The Japanese Occupation of Burma in 1942 cut off rice imports to India.
Churchill's War Cabinet insisted that India absorb the loss and, what is
more, export rice to countries that could no longer get it from
South-east Asia. As India's war expenditure rose tenfold - a war it
fought on behalf of Britain - the government printed paper money,
stoking hyperinflation.
In January 1943, he ordered merchant ships operating in the Indian Ocean
to be moved to the Atlantic, to build up Britain's stockpile of food,
all the while insisting that India export rice. Then he adopted a
scorched earth policy to make sure the advancing Japanese had no access
to India's rice, moved grain to Ceylon and sent shiploads of Indian
grain to shore up food reserves in the Balkans.
The writer George Orwell, then a war propagandist targeting India for
the BBC, resigned in disgust.
In its finest hour, The Statesman of Calcutta, edited by British hands,
rigorously chronicled the travails of famine. Several of Churchill's
aides, including secretary of state for India, Lord Amery, and the
Viceroy Linlithgow, pleaded on Bengal's behalf.
But Churchill enquired why, if the famine was so bad, Gandhi was still
alive.
The famine eased in December when rice paddies were cultivated in
Bengal, but by then millions had died. It was a catastrophe that would
exceed the travails of the bloody Partition to come four years later,
when more than a million perished in communal rioting as Hindus and
Sikhs evicted from the new Pakistan met Muslims going the other way.
Ms Mukerjee, based in Frankfurt, Germany, seems at first glance a most
unlikely intellect to take apart this giant figure of history.
Born in Bengal and educated in India and the United States, where she
earned a PhD in physics from the University of Chicago, she is a writer
who served on the board of editors of Scientific American magazine.
Her eclectic interests took her to the Andaman Islands, India's toehold
in South-east Asia, where on a Guggenheim Fellowship she produced the
book The Land Of Naked People, a study of survival of the Stone Age
Sentinelese people.

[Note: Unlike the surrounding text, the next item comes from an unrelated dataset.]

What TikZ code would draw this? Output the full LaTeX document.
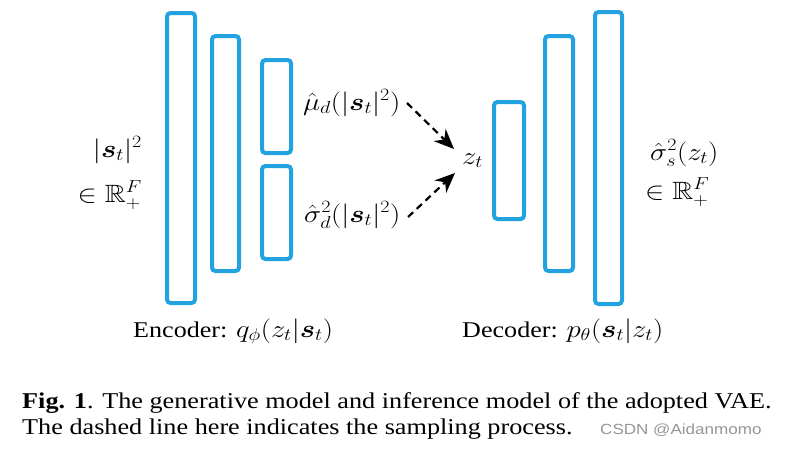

Shifting her attention to poverty and hunger, she
began researching the Bengal famine.
With the diligence of a true scientist, she began to dig into original
sources. The voluminous Churchill memoirs themselves proved of no use -
the Bengal famine gets a one-line mention in an appendix. So she dug
into papers with Britain's Ministry of War Transport, the Cherwell
Papers and the official histories of British wartime food supply and
shipping.
The unflattering story that unravelled began to frighten her, she says,
because Churchill was such a huge figure of history.
'That made me all the more diligent about my data and double-checking,'
says Ms Mukerjee. 'I went by what Churchill did, not what he said.'
And just as Churchill was prejudiced, she adds, there were plenty of
British officials who were sympathetic to India and tried to help. The
pity is that almost all of them were overwhelmed by the prime minister's
personality.
Ms Mukerjee is not the first to study the Bengal famine, nor will she be
the last.
The Nobel economist Amartya Sen, a nine-year-old in Bengal during the
famine, demonstrated that such catastrophes occurred not only from a
lack of food but also because of inequalities in the mechanism of food
distribution. Some of Bengal's famine could be attributed to the war
having caused hoarding, pushing prices so high that food went out of reach.
Ms Mukerjee says data on food production suggests that Professor Sen may
not have had the full picture of the shortage.
Still, no author thus far has provided so compelling an account of the
decisions that went into the making of one of the biggest tragedies of
the past century.
How will Churchill continue to be judged?
Regardless of the stunning insights from Ms Mukerjee's book, his place
in history will probably remain unaffected.
Hitler may have preferred an arrangement in which Britain kept India and
its lesser colonies and allowed him to enslave the Slavs in his
hinterland. Churchill's robust anti-fascism and willingness to fight for
France even if it didn't have the nerve to defend itself stand testimony
to the outstanding courage of a man who sought out the most dangerous
front-line appointments while serving as a soldier in the Royal Indian Army.
In the end, of course, it was India with its tradition of truth,
openness and tolerance that conquered Churchill.
In 1951, he told fellow Harrowian Pandit Nehru, India's founding prime
minister, that he would have liked to introduce him to the Americans as
the man who 'conquered two great human infirmities: fear and hate'.
Two years later, finding himself standing next to Nehru's daughter
Indira Gandhi after Queen Elizabeth's coronation, he told India's future
leader that she must have hated the British for their ill-treatment of
Nehru during the freedom movement and how remarkable it was that the
Indians had overcome the bitterness.
'We never hated you,' Mrs Gandhi told him.
'I did, but I don't now,' Churchill responded.